Single by Ja Rule

from the album The Last Temptation
- Released: June 30, 2003
- Studio: Right Track (New York City)
- Genre: Hip hop
- Length: 4:02
- Label: Murder Inc.; Def Jam;
- Songwriters: Jeffery Atkins; Irv Gotti; 7 Aurelius; David Paich; Jeff Porcaro;
- Producers: Irv Gotti; 7 Aurelius;

Ja Rule singles chronology
| "Mesmerize" (2002) | "Reign" (2003) | "Clap Back" (2003) |

= Reign (song) =

"Reign" (originally known as "Murder Reigns" and also known as "The Reign") is a song by American rapper Ja Rule, released in June 2003 as the third and final single from his fourth studio album, The Last Temptation (2002). It was written by Ja Rule, 7 Aurelius and Irv Gotti and produced by the latter two. The song contains vocals from Celeste Scalone and samples "Africa" by Toto, thus crediting band members David Paich and Jeff Porcaro as co-writers. In the UK, the song was titled "Reigns" (dropping the "Murder" in line with Murder Inc. Records' then-rebrand to The Inc. Records) and released as a double A-side with "Clap Back", the first single from Ja Rule's 2003 album Blood in My Eye.

==Music video==
The song's music video dramatizes the January 2003 raid of Murder Inc. Records' offices in New York City by the FBI over the label's connections to drug lord Kenneth McGriff. It contains a cameo by Patrick Swayze as one of the FBI officers.
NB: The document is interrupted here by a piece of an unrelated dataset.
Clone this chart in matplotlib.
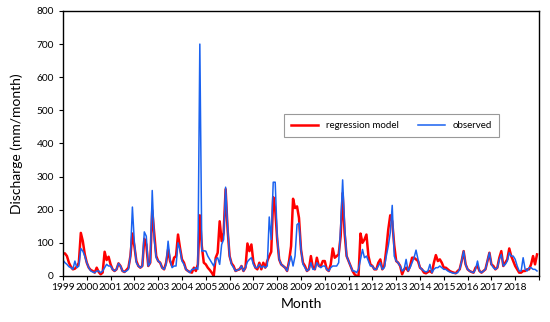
import numpy as np
import matplotlib
matplotlib.use("Agg")
import matplotlib.pyplot as plt

plt.rcParams['font.family'] = ['Lato', 'DejaVu Sans']

years = [str(y) for y in range(1999, 2019)]

# monthly discharge (mm/month), Jan 1999 - Dec 2018
regression = [
    68, 68, 60, 40, 28, 20, 22, 28, 40, 130, 105, 65,      # 1999
    40, 25, 18, 15, 10, 25, 12, 5, 10, 73, 48, 58,         # 2000
    35, 20, 15, 20, 38, 30, 15, 12, 18, 25, 60, 128,       # 2001
    90, 45, 30, 25, 30, 112, 95, 30, 40, 198, 130, 60,     # 2002
    45, 40, 25, 20, 40, 80, 45, 30, 55, 60, 125, 85,       # 2003
    50, 40, 20, 15, 12, 10, 25, 15, 35, 183, 90, 40,       # 2004
    35, 25, 18, 10, 0, 55, 70, 165, 105, 130, 262, 140,    # 2005
    60, 38, 30, 15, 18, 20, 30, 15, 25, 98, 75, 95,        # 2006
    42, 25, 20, 40, 20, 40, 25, 45, 60, 73, 238, 200,      # 2007
    110, 50, 35, 30, 25, 15, 45, 90, 233, 205, 210, 175,   # 2008
    80, 40, 30, 15, 20, 60, 25, 20, 55, 30, 30, 45,        # 2009
    45, 20, 15, 35, 83, 55, 60, 65, 120, 250, 130, 60,     # 2010
    45, 30, 15, 5, 0, 0, 128, 100, 110, 125, 60, 35,       # 2011
    30, 20, 20, 40, 50, 20, 30, 80, 140, 183, 165, 93,     # 2012
    45, 40, 30, 5, 20, 25, 15, 30, 55, 55, 50, 45,         # 2013
    25, 20, 10, 8, 12, 15, 10, 40, 63, 45, 50, 40,         # 2014
    25, 25, 20, 15, 12, 10, 8, 15, 20, 45, 75, 35,         # 2015
    20, 15, 12, 10, 25, 30, 15, 10, 15, 20, 45, 70,        # 2016
    35, 30, 20, 25, 55, 75, 30, 40, 50, 83, 60, 45,        # 2017
    30, 20, 10, 10, 15, 15, 20, 20, 35, 60, 35, 65,        # 2018
]

observed = [
    48, 40, 35, 28, 25, 20, 45, 25, 30, 83, 75, 60,        # 1999
    40, 25, 15, 12, 10, 15, 15, 10, 15, 25, 35, 30,        # 2000
    30, 20, 15, 20, 38, 30, 15, 12, 15, 20, 60, 208,       # 2001
    100, 40, 30, 25, 30, 133, 120, 30, 40, 258, 110, 55,   # 2002
    45, 40, 25, 20, 35, 105, 50, 25, 30, 30, 100, 80,      # 2003
    45, 35, 20, 15, 10, 20, 20, 25, 20, 700, 75, 76,       # 2004
    75, 60, 50, 40, 30, 50, 55, 35, 95, 110, 268, 150,     # 2005
    60, 35, 25, 15, 18, 20, 30, 15, 25, 43, 50, 55,        # 2006
    35, 25, 25, 35, 25, 30, 25, 30, 178, 110, 283, 283,    # 2007
    120, 50, 35, 30, 25, 15, 40, 60, 30, 60, 155, 160,     # 2008
    80, 35, 25, 15, 20, 40, 20, 20, 40, 30, 25, 30,        # 2009
    30, 20, 15, 25, 30, 30, 30, 40, 150, 290, 150, 60,     # 2010
    45, 30, 15, 15, 10, 20, 50, 80, 55, 60, 45, 30,        # 2011
    30, 20, 20, 30, 40, 20, 25, 60, 90, 130, 213, 60,      # 2012
    45, 40, 30, 15, 20, 50, 15, 25, 40, 55, 78, 50,        # 2013
    25, 20, 15, 12, 15, 35, 10, 20, 25, 25, 30, 25,        # 2014
    20, 20, 15, 12, 10, 8, 8, 10, 20, 45, 75, 35,          # 2015
    20, 15, 12, 10, 20, 45, 15, 10, 15, 20, 45, 70,        # 2016
    35, 25, 20, 25, 50, 65, 30, 35, 45, 70, 60, 60,        # 2017
    50, 30, 15, 15, 55, 20, 15, 25, 25, 20, 20, 15,        # 2018
]

months = np.arange(len(regression))

fig = plt.figure(figsize=(5.5, 3.22), dpi=100)
ax = fig.add_axes([0.1145, 0.143, 0.8655, 0.823])

ax.plot(months, regression, color='#ff0000', lw=1.8, label='regression model')
ax.plot(months, observed, color='#1a62f0', lw=1.1, label='observed')

ax.set_xlim(0, 240)
ax.set_ylim(0, 800)
ax.set_yticks(range(0, 801, 100))
ax.set_xticks(range(0, 241, 12))
ax.set_xticklabels(years + [''])
ax.tick_params(axis='both', direction='out', length=3, width=0.8, labelsize=7.3, colors='black')
ax.tick_params(axis='x', pad=2)
for s in ax.spines.values():
    s.set_linewidth(1.0)
    s.set_color('black')

ax.set_ylabel('Discharge (mm/month)', fontsize=10)
ax.set_xlabel('Month', fontsize=10)
ax.yaxis.set_label_coords(-0.085, 0.5)
ax.xaxis.set_label_coords(0.5, -0.085)

leg = ax.legend(loc='center', bbox_to_anchor=(0.69, 0.568), ncol=2, fontsize=7,
                frameon=True, fancybox=False, edgecolor='#808080',
                handlelength=2.8, columnspacing=2.0, borderpad=0.7)
leg.get_frame().set_linewidth(0.8)

fig.savefig('out.png', dpi=100)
The video also depicts a trial in which Irv Gotti and Murder Inc. are exonerated by a jury.

==Track listing==
Australian and European CD single
1. "Reign" (radio) – 4:08
2. "Reign" (album version) – 4:02
3. "Reign" (instrumental) – 4:33

UK double A-side single
1. "Clap Back" – 4:57
2. "Reigns" – 4:02
3. "Clap Back" (instrumental) – 5:05
4. "Clap Back"/"Reigns" (music video)

==Charts==

===Weekly charts===

Weekly chart performance for "Reign"
| Chart (2003) | Peak position |
|---|---|
| Australia (ARIA) | 5 |
| Austria (Ö3 Austria Top 40) | 10 |
| Europe (Eurochart Hot 100) | 14 |
| Germany (GfK) | 4 |
| New Zealand (Recorded Music NZ) | 35 |
| Scottish Singles Sales (Official Charts) with "Clap Back" | 15 |
| Switzerland (Schweizer Hitparade) | 8 |
| UK Singles (Official Charts) with "Clap Back" | 9 |
| UK Hip Hop/R&B (Official Charts) with "Clap Back" | 3 |
| US Bubbling Under R&B/Hip-Hop Singles (Billboard) | 2 |

===Year-end charts===

Year-end chart performance for "Reign"
| Chart (2003) | Position |
|---|---|
| Australia (ARIA) | 29 |
| Austria (Ö3 Austria Top 40) | 64 |
| Germany (Media Control GfK) | 31 |
| Switzerland (Schweizer Hitparade) | 52 |
| UK Singles (OCC) | 189 |

==Certifications==

Certifications for "Reign"
| Region | Certification | Certified units/sales |
| Australia (ARIA) | Platinum | 70,000^{^} |
| Germany (BVMI) | Gold | 150,000^{‡} |
^{^} Shipments figures based on certification alone. ^{‡} Sales+streaming figures based on certification alone.